As if the official ineptitude of the Bush administration in the aftermath of Katrina and the callousness of the Bush family were not enough to digest, a U.S. Federal appeals court has just delivered this bombshell in the Jose Padilla case:
“The Congress of the United States, in the Authorization for Use of Military Force Joint Resolution, provided the President all powers necessary and appropriate to protect American citizens from terrorist acts by those who attacked the United States on September 11, 2001… [T]hose powers include the power to detain identified and committed enemies such as Padilla, who associated with al Qaeda and the Taliban regime, who took up arms against this Nation in its war against these enemies, and who entered the United States for the avowed purpose of further prosecuting that war by attacking American citizens and targets on our own soil…”
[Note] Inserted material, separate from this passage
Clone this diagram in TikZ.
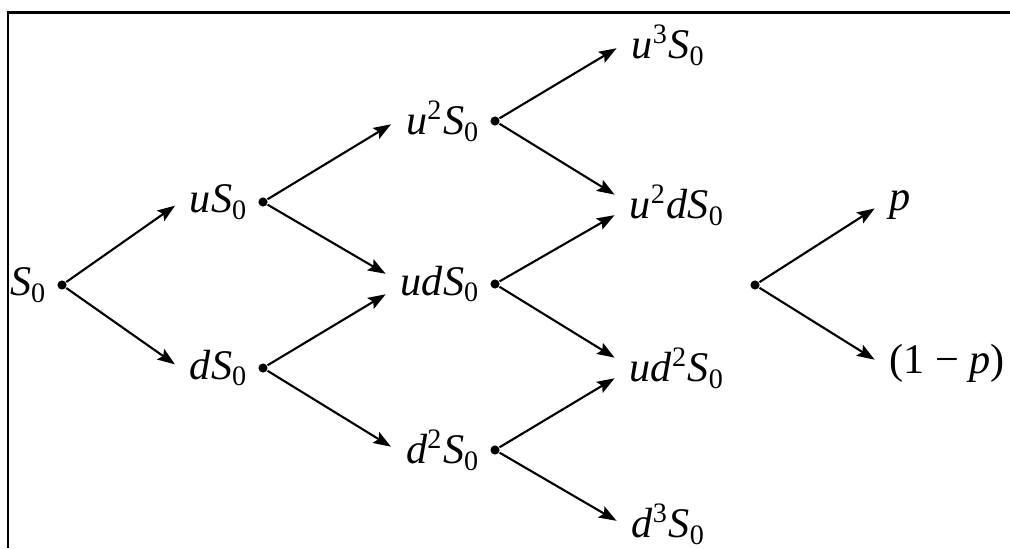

What this means is that unless the Supreme Court overturns this verdict, the U.S. government can keep Mr Padilla, a U.S. citizen, in jail indefinitely, without charge. Worse, the government will be tempted to invoke this power against pretty much anyone it likes since the Appeals Court made no attempt to verify the authenticity of the allegations made against the prisoner. While the American Civil Liberties Union (ACLU) says the judgment “does not authorize the government to designate and detain as an ‘enemy combatant’ anyone who it claims is associated with Al Qaeda or other terrorist groups”, the bitter truth is that U.S. citizenship will not protect individuals from being deprived of their liberty if the Administration decides they are a threat to U.S. national security. Its Guantanamo time for everyone. And since the war on terror has been described by U.S. officials as “an endless war”, the period of incarceration will also be endless. This is precisely what the Italian scholar, Giorgio Agamben, means when he says the State of Exception — which in ‘democratic’ countries is meant to be a ‘provisional measure’ — has become a normal , routine, paradigmatic form of rule.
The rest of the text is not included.